Retour à la case-départ. Les autorités sénégalaises ont reculé. Sûrs de leur force, les petits marchands, eux, ont repris leur place sur les trottoirs de Dakar. Fin janvier, la capitale sénégalaise grouille donc, plus que jamais, de milliers de ces jeunes travailleurs de l’informel qui, chaque matin, prennent d’assaut les artères de la ville pour gagner leur pain, au grand désarroi des commerçants légalement installés, des automobilistes et des piétons qui parviennent difficilement à se frayer un chemin.

A plusieurs reprises, l’État a tenté de mettre un terme à ces occupations anarchiques de la voie publique assimilées à des délits par la loi. En vain. La dernière tentative remonte à novembre dernier. Lors du conseil présidentiel sur l’investissement (CPI) destiné à attirer les investisseurs étrangers, le chef de l’Etat, Abdoulaye Wade, avait affirmé sa volonté d’y mettre fin. A la suite de ces déclarations, le ministère du Cadre de vie et le gouverneur de Dakar avaient organisé, manu militari, le déguerpissement des marchands ambulants et la destruction de leurs échoppes. De violentes émeutes s’en étaient suivies. Bilan : édifices publics saccagés, magasins et banques pillés, véhicules incendiés et près de 200 arrestations, selon une source policière ayant requis l’anonymat.

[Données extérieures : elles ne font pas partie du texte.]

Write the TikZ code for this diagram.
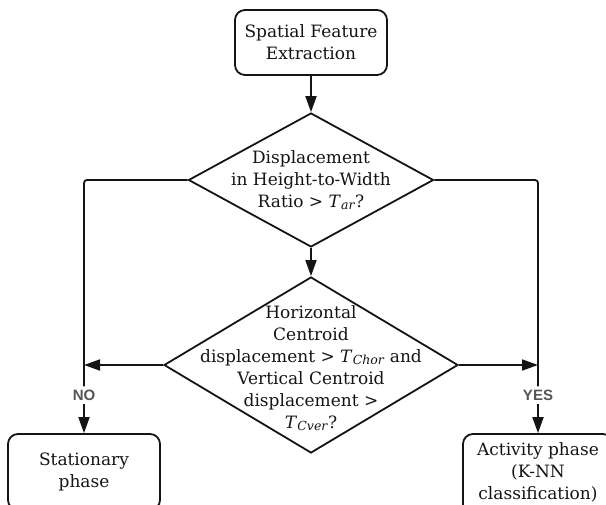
\documentclass[tikz,border=0pt]{standalone}
\usepackage{fontspec}
\setmainfont{DejaVu Serif}
\newfontfamily\labelfont{Liberation Sans}
\usetikzlibrary{shapes.geometric,arrows.meta}
\definecolor{ink}{HTML}{141414}
\definecolor{lblgray}{HTML}{555555}
\newcommand\Tsub[1]{\textit{T}\kern0.01em\raisebox{-0.28ex}{\fontsize{12.5}{12.5}\selectfont\textit{#1}}}
\begin{document}
\begin{tikzpicture}[x=1pt,y=-1pt,
  every node/.style={text=ink, font=\fontsize{17}{22}\selectfont},
  procbox/.style={draw=ink, line width=1.8pt, rounded corners=10pt, align=center, inner sep=0pt},
  decision/.style={draw=ink, line width=1.8pt, diamond, inner sep=0pt},
  dtext/.style={align=center, inner sep=0pt},
  conn/.style={draw=ink, line width=1.8pt},
  arr/.style={conn, -{Triangle[length=16pt,width=11pt]}},
  yn/.style={font=\labelfont\bfseries\fontsize{15}{15}\selectfont, text=lblgray, fill=white, inner sep=3pt}
]
\useasboundingbox (0,0) rectangle (606,505);
\begin{scope}
\clip (0,0) rectangle (606,505);
\node[procbox, minimum width=152pt, minimum height=65pt] (start) at (311,42.5) {Spatial Feature\\Extraction};
\node[decision, minimum width=245pt, minimum height=134pt] (d1) at (311,180) {};
\node[dtext] (d1t) at (311,180) {Displacement\\in Height-to-Width\\Ratio > \Tsub{ar}?};
\node[decision, minimum width=294pt, minimum height=176pt] (d2) at (311,365) {};
\node[dtext] (d2t) at (311,368) {Horizontal\\Centroid\\displacement > \Tsub{Chor} and\\Vertical Centroid\\displacement >\\\Tsub{Cver}?};
\node[procbox, minimum width=152pt, minimum height=76pt] (stat) at (84,472) {Stationary\\phase};
\node[procbox, minimum width=150pt, minimum height=84pt] (act) at (538,476) {};
\node[dtext] (actt) at (538,472.5) {Activity phase\\(K-NN\\classification)};
\node[yn] (no) at (84,395) {NO};
\node[yn] (yes) at (538,395) {YES};

\draw[arr] (start) -- (d1);
\draw[arr] (d1) -- (d2);
\draw[conn, rounded corners=3pt] (d1.west) -| (no.north);
\draw[conn, rounded corners=3pt] (d1.east) -| (yes.north);
\draw[arr] (no.south) -- (stat.north);
\draw[arr] (yes.south) -- (act.north);
\draw[arr] (d2.west) -- (d2.west -| no.center);
\draw[arr] (d2.east) -- (d2.east -| yes.center);
\end{scope}
\end{tikzpicture}
\end{document}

Un accord fut finalement trouvé. Il prévoyait l’aménagement de centres commerciaux, la requalification de certaines rues en zones marchandes le week-end, l’arrêt des interpellations, etc. Finalement, le maire de Dakar autorisa les vendeurs à se réinstaller sur la voie publique. Quant au gouverneur, au préfet de Dakar et au directeur de la sûreté, ils furent limogés. Début décembre, à la suite d’un remaniement ministériel, ce fut au tour du ministère du Cadre de vie, créé en 2004, d’être dissout.

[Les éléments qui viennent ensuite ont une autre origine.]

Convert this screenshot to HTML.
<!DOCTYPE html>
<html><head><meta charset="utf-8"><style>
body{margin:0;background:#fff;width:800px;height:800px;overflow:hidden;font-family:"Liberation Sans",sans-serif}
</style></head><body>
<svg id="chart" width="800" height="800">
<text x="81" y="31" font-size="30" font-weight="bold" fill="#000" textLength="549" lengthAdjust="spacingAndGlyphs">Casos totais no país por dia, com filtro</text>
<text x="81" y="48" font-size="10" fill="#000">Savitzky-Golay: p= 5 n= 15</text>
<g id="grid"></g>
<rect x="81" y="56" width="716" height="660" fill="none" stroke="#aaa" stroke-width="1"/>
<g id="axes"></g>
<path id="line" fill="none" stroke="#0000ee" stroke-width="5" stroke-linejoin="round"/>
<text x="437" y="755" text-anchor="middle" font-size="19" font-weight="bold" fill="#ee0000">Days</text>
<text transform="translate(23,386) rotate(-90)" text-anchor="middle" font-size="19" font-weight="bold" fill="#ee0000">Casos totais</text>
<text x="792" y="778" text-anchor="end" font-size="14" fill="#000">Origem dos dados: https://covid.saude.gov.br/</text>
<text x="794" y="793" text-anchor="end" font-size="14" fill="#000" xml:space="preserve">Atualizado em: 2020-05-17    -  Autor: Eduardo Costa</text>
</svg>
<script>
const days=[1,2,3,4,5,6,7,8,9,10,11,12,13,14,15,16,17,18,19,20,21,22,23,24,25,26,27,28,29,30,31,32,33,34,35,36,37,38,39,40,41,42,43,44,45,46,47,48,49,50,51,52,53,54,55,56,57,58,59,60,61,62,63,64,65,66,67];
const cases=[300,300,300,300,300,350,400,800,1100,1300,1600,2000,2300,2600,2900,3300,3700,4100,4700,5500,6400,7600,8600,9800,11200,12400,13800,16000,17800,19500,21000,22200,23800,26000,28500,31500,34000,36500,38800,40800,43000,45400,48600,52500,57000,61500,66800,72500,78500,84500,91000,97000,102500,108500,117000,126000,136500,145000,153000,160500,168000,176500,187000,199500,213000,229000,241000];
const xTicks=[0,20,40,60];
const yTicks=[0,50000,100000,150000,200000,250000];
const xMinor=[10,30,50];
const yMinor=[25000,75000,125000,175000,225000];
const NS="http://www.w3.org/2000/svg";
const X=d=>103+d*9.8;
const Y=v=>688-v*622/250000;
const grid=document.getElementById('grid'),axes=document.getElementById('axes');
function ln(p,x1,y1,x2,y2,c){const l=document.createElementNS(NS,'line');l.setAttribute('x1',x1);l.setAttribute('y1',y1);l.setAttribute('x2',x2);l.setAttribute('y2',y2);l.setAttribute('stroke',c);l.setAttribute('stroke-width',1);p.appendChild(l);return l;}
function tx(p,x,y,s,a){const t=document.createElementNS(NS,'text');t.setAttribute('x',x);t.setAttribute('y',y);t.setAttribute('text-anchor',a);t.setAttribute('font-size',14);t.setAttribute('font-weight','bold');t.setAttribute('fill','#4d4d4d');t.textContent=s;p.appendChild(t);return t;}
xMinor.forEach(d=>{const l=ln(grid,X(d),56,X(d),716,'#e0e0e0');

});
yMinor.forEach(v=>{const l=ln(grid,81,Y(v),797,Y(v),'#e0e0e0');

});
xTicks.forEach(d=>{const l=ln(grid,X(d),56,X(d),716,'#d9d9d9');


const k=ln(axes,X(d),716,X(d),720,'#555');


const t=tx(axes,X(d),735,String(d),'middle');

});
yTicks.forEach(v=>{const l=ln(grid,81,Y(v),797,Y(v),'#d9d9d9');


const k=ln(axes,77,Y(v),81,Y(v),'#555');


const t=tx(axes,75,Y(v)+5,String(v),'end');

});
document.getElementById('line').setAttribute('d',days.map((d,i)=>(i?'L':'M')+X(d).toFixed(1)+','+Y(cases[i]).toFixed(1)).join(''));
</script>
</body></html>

Avec lui, a sans doute été enterrée l’idée « d’éco-quartiers » qui devaient permettre aux habitants de gérer eux-mêmes leur cadre de vie et, au final, désencombrer Dakar. Des rencontres sur l’hygiène, la gestion des ordures et la création d’espaces verts avaient déjà eu lieu à Saint-Louis et dans la capitale. Aujourd’hui, le programme semble fané avant même d’avoir fleuri...

Poids électoral

Les Dakarois interprètent de façon différente ce retour à « la normale ». « Nous sommes contents de reprendre nos activités et remercions le président de la République et le maire pour leur compréhension », se félicite Abdou Sow, un marchand ambulant « Comment peut-on assainir en laissant l’informel salir tout sur son passage ? Nous sommes déçus par le revirement de l’État », regrette pour sa part Mbaye Diouf, un habitant du Plateau, un des quartiers les plus modernes de la capitale. « L’attitude subversive de ces jeunes a été une réaction de survie. L’État a ordonné leur déguerpissement sans leur offrir de perspectives rassurantes. Alors que, le droit de tout citoyen est de défendre dignement les conditions lui permettant de vivre décemment », nuance Sémou Pathé Guèye, professeur de philosophie à l’Université de Dakar.

Quoi qu’il en soit, aucune solution durable ne semble avoir été trouvée pour limiter le préjudice de ces encombrements humains et les embouteillages monstres qu’ils occasionnent. Préjudice qui, selon le CPI, coût à l’État près de 100 milliards de F CFA (plus de 152 millions d’euros) par an. D’autres chiffres expliquent peut-être la victoire du statu quo. Ceux qui occupent ainsi la voie publique sont en effet pour la plupart des jeunes qui, faute d’emplois, investissent le secteur informel où travaille 60 % de la population active. Un secteur qui a comptabilisé 97% des emplois créés entre 1995 et 2004, selon une étude récente de la Banque mondiale.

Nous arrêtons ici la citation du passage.